I introduced myself and told her that I thought she was entertaining on Leno the night before. I don’t actually watch Leno, and never will again, but I had seen a ton of clips online. Sidebar: Jay Leno is a baby, and a putz, and I hope Conan has sweet success and revenge.
So anyway, I tell her that I think she is a hoot, and while we are very different in our political views, I think she is a great broad, and I would enjoy hanging out with her. I love her as a woman, which is hard for people who feel strongly about her politics, to understand.
She asked me what my name was, what I did for a living, what my deal was in general. I told her about my kid, my blog, and my search for love. She asked for the link to my blog so she could read it, and mentioned that her sister was also in her 40’s, single, and looking for love.

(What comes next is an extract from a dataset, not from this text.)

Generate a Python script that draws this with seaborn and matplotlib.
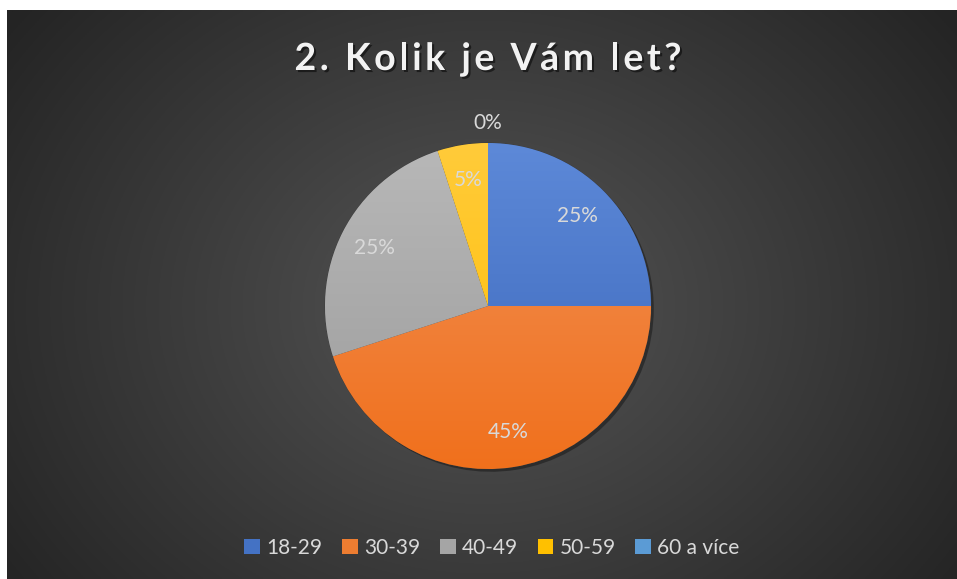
import numpy as np
import matplotlib
matplotlib.use("Agg")
import matplotlib.pyplot as plt
import matplotlib.colors as mcolors
import matplotlib.patheffects as pe
from matplotlib.patches import Patch
import seaborn as sns

# ---- data ----
categories = ["18-29", "30-39", "40-49", "50-59", "60 a více"]
values = [25, 45, 25, 5, 0]
pct_labels = ["25%", "45%", "25%", "5%", "0%"]
title = "2. Kolik je Vám let?"

sns.set_theme(style="dark")
plt.rcParams["font.family"] = ["Lato", "DejaVu Sans"]

palette = sns.color_palette(["#4472C4", "#ED7D31", "#A5A5A5", "#FFC000", "#5B9BD5"])
grad_top = ["#5D89D8", "#F29259", "#B8B8B8", "#FFCB3A", "#6FA8DC"]
grad_bot = ["#3A66BA", "#F0701C", "#9C9C9C", "#FFBE00", "#4D8FCC"]

W, H = 957, 579
fig = plt.figure(figsize=(W / 100, H / 100), dpi=100)
fig.patch.set_facecolor("white")

# background panel with radial gradient
bg = fig.add_axes([7 / W, 0, (W - 7) / W, (H - 10) / H])
bg.set_axis_off()
ny, nx = 300, 500
yy, xx = np.mgrid[0:ny, 0:nx]
cx, cy = nx * 0.5, ny * 0.52
d = np.sqrt(((xx - cx) / (nx * 0.62)) ** 2 + ((yy - cy) / (ny * 0.85)) ** 2)
d = np.clip(d, 0, 1)
inner = np.array(mcolors.to_rgb("#555555"))
outer = np.array(mcolors.to_rgb("#242424"))
img = inner[None, None, :] * (1 - d[..., None]) + outer[None, None, :] * d[..., None]
bg.imshow(img, aspect="auto", extent=[0, 1, 0, 1])
bg.set_xlim(0, 1)
bg.set_ylim(0, 1)

# pie axes
R = 163
cxp, cyp = 488, 306
half = R * 1.2
ax = fig.add_axes([(cxp - half) / W, (H - cyp - half) / H, 2 * half / W, 2 * half / H])
ax.set_axis_off()

wedges, texts, autotexts = ax.pie(
    values,
    colors=palette,
    startangle=90,
    counterclock=False,
    autopct="%1.0f%%",
    pctdistance=0.78,
    wedgeprops=dict(edgecolor="#3a3a3a", linewidth=0.5),
    textprops=dict(color="#D9D9D9", fontsize=15),
)
for w in wedges:
    w.set_path_effects([pe.SimplePatchShadow(offset=(2, -2), shadow_rgbFace="black", alpha=0.35),
                        pe.Normal()])

for w, top, bot in zip(wedges, grad_top, grad_bot):
    if w.theta1 == w.theta2:
        continue
    a = np.array(mcolors.to_rgb(top))
    b = np.array(mcolors.to_rgb(bot))
    g = np.linspace(0, 1, 256)[:, None, None]
    grad = a[None, None, :] * (1 - g) + b[None, None, :] * g
    grad = np.repeat(grad, 2, axis=1)
    im = ax.imshow(grad, extent=[-1, 1, -1, 1], aspect="auto", zorder=w.get_zorder() + 0.1)
    im.set_clip_path(w)
ax.set_xlim(-1.2, 1.2)
ax.set_ylim(-1.2, 1.2)

for t, lab, v in zip(autotexts, pct_labels, values):
    t.set_text(lab)
    t.set_zorder(10)
    if v == 0:
        t.set_position((0, 1.12))

# title with letter spacing
renderer = fig.canvas.get_renderer()
tfs = 27
def _w(s):
    tt = fig.text(0, 0, s + "l", fontsize=tfs, fontweight="bold")
    wl = tt.get_window_extent(renderer).width
    tt.remove()
    tl = fig.text(0, 0, "l", fontsize=tfs, fontweight="bold")
    w1 = tl.get_window_extent(renderer).width
    tl.remove()
    return wl - w1
offsets = [_w(title[:i]) for i in range(len(title) + 1)]
natural = offsets[-1]
target_w = 387
spacing = (target_w - natural) / (len(title) - 1)
x0 = 488 - target_w / 2
for i, ch in enumerate(title):
    if ch == " ":
        continue
    fig.text((x0 + offsets[i] + i * spacing) / W, 1 - 70 / H, ch, ha="left", va="baseline",
             fontsize=tfs, fontweight="bold", color="#F2F2F2",
             path_effects=[pe.SimplePatchShadow(offset=(1.5, -1.5), shadow_rgbFace="black", alpha=0.5),
                           pe.Normal()])

# legend
handles = [Patch(facecolor=c, edgecolor="none") for c in palette]
leg = fig.legend(handles, categories, loc="center", bbox_to_anchor=(492 / W, 1 - 548 / H),
                 ncol=5, frameon=False, fontsize=15, handlelength=0.75, handleheight=0.75,
                 handletextpad=0.3, columnspacing=0.95)
for t in leg.get_texts():
    t.set_color("#D9D9D9")

fig.savefig("out.png", dpi=100, facecolor=fig.get_facecolor())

We spoke about how hard it is to be single, and she related because her sister is in the same boat. I wonder what is harder to do: find a nice Jewish guy in Los Angeles, who is not looking for a Barbie, or finding a nice guy in Wasilla, Alaska, where everyone knows everyone? Both are small pools, but I think my chances are harder!
In speaking with her, I quickly forgot who she was in terms of her work, and what she stands for, and was able to see her as just another woman. It was like being with a girlfriend. She was funny and engaging. I must tell you, I liked her. At the risk of sounding too Californian, she has a good energy, and made me feel instantly comfortable.
We talked about glasses and purses. I asked her if we could take a picture and she was lovely. Someone from her group took the picture, and as he was getting the phone ready, I told her I normally take off my glasses for pictures, and she said, “Don’t you dare!” It was a great moment.
She wished me well, gave me a hug and told me she would look at the blog and pass the link onto her sister. To her sister Molly McCann, hello! Your sister is fantastic, and looking out for you. We need to compare notes about being single, and the struggles to meet good, decent men.
My encounter with Ms. Palin was unexpected, and very enlightening. Women have a lovely connection to each other. We may not have the same experiences or viewpoints, but we can relate to each other, and have other women in our lives who we can draw parallels to.
So Ms. Palin, apart from being annoyed that you are so skinny, pretty, funny, and have a yummy husband, I dug you. It was a great pleasure meeting you. I’m sending good wishes to Molly that we both meet our Prince Charming. For my son, myself, for the troops, and for America, I will continue to keep the faith.